- [Stored data]
* * * * * * *
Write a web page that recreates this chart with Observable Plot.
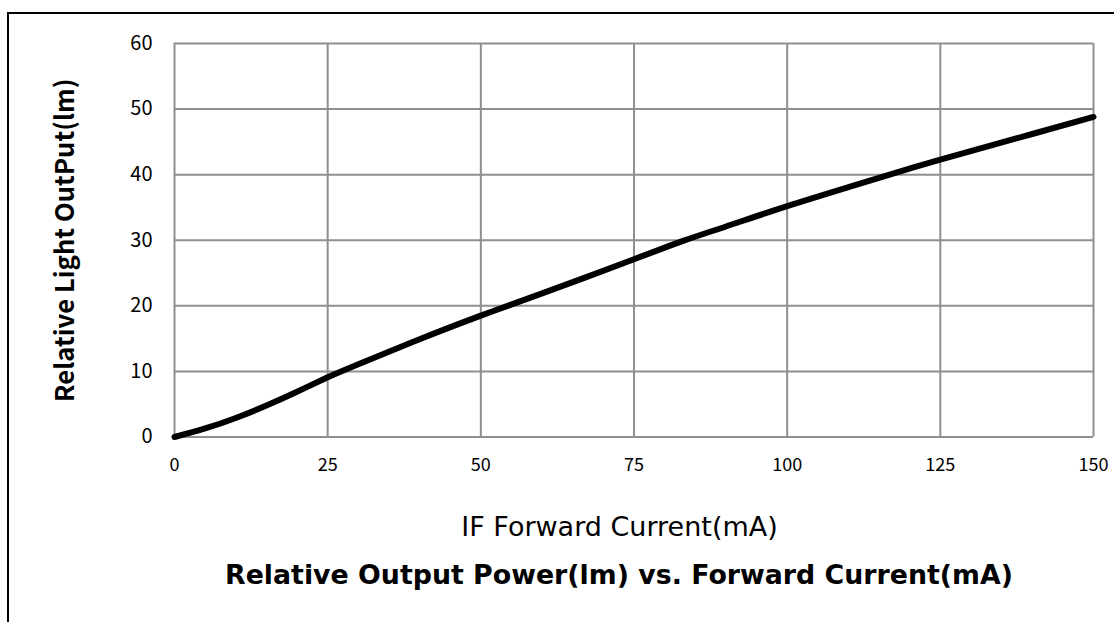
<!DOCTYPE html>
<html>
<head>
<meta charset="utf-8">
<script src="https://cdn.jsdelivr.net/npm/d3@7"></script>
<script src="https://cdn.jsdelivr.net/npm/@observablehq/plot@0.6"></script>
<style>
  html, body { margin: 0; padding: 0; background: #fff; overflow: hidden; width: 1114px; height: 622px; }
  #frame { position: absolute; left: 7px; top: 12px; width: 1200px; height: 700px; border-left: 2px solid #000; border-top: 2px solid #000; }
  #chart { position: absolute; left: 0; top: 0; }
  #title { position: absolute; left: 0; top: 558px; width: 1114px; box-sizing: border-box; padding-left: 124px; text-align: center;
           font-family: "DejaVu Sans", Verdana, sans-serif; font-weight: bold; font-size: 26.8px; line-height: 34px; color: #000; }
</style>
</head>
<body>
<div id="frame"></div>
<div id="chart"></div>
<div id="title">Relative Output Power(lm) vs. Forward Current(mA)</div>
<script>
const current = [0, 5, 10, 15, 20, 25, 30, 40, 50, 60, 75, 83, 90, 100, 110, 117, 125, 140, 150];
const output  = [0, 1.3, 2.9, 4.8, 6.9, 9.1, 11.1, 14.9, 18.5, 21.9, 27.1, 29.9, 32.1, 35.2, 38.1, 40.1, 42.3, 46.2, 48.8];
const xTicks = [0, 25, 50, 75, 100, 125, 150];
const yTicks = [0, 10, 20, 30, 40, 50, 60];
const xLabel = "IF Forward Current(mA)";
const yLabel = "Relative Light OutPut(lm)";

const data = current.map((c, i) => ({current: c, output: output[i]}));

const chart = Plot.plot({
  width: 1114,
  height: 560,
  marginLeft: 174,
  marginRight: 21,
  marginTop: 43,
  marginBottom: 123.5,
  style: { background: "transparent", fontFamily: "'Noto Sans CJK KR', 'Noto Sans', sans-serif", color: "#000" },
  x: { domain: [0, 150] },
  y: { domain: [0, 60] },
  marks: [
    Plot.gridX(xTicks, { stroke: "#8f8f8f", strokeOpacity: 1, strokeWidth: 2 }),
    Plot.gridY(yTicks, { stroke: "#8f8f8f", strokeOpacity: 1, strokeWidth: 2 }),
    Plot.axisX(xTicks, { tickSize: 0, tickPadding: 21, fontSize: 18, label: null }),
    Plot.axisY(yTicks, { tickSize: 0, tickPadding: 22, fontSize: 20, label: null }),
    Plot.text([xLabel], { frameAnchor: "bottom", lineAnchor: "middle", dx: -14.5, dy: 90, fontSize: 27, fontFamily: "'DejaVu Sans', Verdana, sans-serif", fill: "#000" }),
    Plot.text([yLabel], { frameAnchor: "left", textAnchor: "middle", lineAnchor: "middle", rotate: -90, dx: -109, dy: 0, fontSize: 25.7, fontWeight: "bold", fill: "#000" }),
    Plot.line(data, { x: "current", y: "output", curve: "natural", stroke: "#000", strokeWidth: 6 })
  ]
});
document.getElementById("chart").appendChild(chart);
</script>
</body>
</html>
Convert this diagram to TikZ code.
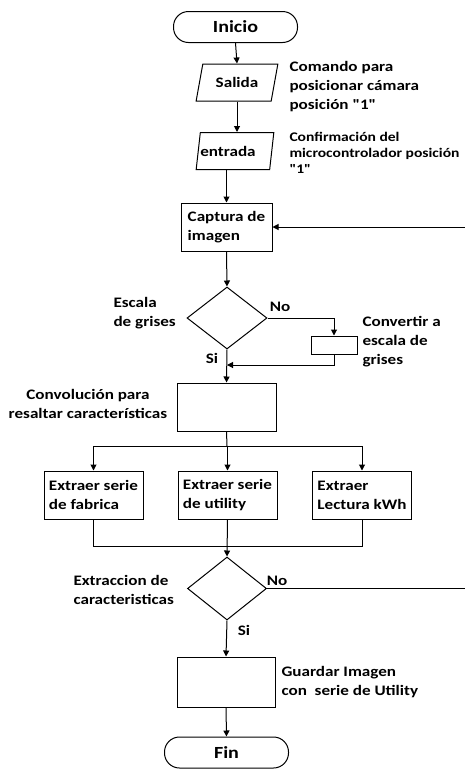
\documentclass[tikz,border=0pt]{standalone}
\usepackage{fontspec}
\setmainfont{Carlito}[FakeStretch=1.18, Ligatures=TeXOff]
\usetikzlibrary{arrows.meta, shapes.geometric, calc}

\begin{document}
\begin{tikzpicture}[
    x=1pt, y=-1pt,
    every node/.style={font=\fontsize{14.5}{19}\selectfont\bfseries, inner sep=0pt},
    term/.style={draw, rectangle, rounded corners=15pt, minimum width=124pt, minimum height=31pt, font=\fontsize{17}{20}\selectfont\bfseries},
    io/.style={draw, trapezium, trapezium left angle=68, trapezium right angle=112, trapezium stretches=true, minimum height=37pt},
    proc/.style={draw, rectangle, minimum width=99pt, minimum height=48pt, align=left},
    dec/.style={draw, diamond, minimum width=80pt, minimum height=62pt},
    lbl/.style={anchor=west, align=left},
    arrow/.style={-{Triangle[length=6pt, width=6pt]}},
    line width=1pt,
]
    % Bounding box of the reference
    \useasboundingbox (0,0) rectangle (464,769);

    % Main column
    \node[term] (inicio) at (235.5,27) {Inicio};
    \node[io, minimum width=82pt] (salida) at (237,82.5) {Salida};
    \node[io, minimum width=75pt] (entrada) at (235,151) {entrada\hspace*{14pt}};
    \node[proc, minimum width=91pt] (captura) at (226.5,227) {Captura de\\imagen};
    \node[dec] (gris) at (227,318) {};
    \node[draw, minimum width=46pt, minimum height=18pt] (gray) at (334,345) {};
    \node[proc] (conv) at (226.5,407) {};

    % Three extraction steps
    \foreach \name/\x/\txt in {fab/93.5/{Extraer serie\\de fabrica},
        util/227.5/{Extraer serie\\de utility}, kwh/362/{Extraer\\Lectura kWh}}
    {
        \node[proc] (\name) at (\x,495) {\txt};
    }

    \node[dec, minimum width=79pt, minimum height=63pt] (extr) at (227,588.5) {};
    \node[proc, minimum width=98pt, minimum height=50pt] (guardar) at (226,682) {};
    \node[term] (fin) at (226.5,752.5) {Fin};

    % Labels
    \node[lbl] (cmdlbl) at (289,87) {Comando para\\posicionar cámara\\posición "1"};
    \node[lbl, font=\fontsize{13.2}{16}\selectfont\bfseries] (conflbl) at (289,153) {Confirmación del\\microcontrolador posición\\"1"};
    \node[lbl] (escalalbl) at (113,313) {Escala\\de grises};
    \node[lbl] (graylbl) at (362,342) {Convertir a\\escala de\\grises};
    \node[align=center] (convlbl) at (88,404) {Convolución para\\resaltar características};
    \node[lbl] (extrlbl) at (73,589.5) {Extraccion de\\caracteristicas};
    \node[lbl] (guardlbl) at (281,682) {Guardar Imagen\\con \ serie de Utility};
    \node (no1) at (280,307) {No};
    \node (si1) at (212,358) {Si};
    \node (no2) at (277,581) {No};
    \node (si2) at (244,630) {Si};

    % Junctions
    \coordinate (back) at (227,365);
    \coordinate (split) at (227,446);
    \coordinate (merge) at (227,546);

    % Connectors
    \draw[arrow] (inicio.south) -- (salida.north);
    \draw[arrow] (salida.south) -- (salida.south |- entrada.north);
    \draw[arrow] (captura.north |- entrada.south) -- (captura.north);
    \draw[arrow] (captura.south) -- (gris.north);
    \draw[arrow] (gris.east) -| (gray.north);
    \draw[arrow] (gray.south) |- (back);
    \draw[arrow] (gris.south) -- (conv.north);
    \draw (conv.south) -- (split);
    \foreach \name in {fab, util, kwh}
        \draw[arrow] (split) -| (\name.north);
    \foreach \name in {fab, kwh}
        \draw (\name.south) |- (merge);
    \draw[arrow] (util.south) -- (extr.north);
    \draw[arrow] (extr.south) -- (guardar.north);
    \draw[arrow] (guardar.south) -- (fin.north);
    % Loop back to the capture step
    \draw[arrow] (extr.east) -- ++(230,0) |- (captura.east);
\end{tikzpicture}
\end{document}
* * * * * * *
Select every line in the records above that contains the word "this".

- [Result below]
Write a web page that recreates this chart with Observable Plot.
Convert this diagram to TikZ code.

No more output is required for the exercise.